[Requirements]: Print the listing below from its opening line through the line holding "Sans CJK SC','Noto", both ends included.

Start of Collected data

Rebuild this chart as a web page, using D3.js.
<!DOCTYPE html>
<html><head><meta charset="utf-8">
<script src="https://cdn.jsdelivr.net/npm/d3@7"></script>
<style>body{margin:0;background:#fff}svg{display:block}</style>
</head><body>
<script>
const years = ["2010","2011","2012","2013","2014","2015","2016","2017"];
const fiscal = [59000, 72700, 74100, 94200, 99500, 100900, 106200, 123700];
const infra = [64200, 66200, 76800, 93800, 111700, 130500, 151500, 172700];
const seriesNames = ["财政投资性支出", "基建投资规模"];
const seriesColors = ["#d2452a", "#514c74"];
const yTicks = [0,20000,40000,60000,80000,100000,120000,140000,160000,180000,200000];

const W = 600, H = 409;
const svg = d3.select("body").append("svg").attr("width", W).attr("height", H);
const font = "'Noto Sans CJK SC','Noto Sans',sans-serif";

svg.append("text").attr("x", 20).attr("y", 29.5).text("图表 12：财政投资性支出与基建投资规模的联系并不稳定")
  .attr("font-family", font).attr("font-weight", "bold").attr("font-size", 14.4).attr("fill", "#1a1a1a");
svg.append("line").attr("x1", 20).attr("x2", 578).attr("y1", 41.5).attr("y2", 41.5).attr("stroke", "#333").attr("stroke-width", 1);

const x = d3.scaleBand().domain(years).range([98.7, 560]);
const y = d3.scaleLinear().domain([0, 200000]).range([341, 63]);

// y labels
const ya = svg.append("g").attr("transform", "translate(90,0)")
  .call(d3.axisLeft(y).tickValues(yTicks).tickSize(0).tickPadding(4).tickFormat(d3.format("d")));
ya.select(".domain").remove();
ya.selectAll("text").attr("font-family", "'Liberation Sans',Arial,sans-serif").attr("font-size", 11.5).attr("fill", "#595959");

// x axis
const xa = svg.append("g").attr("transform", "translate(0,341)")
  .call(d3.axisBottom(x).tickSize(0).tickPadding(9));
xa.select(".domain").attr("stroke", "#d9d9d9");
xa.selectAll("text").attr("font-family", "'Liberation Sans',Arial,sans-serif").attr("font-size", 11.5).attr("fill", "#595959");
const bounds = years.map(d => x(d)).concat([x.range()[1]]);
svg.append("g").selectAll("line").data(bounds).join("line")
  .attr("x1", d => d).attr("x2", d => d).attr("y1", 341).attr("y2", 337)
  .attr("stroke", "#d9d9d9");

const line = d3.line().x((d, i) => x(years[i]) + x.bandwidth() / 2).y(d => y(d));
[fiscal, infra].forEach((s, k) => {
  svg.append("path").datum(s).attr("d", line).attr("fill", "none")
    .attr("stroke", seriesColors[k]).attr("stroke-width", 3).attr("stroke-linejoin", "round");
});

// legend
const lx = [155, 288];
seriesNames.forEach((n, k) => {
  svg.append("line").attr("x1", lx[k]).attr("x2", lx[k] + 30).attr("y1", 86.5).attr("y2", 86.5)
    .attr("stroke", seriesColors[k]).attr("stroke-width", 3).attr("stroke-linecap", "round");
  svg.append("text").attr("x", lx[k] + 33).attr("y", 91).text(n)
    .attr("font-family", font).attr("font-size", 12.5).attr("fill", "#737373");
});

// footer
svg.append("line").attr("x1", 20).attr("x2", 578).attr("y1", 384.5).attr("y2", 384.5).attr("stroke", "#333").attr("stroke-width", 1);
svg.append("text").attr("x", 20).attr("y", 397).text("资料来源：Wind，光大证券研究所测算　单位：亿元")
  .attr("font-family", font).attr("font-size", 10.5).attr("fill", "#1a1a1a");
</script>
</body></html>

End of Collected data

[Solved exercise]:
Rebuild this chart as a web page, using D3.js.
<!DOCTYPE html>
<html><head><meta charset="utf-8">
<script src="https://cdn.jsdelivr.net/npm/d3@7"></script>
<style>body{margin:0;background:#fff}svg{display:block}</style>
</head><body>
<script>
const years = ["2010","2011","2012","2013","2014","2015","2016","2017"];
const fiscal = [59000, 72700, 74100, 94200, 99500, 100900, 106200, 123700];
const infra = [64200, 66200, 76800, 93800, 111700, 130500, 151500, 172700];
const seriesNames = ["财政投资性支出", "基建投资规模"];
const seriesColors = ["#d2452a", "#514c74"];
const yTicks = [0,20000,40000,60000,80000,100000,120000,140000,160000,180000,200000];

const W = 600, H = 409;
const svg = d3.select("body").append("svg").attr("width", W).attr("height", H);
const font = "'Noto Sans CJK SC','Noto Sans',sans-serif";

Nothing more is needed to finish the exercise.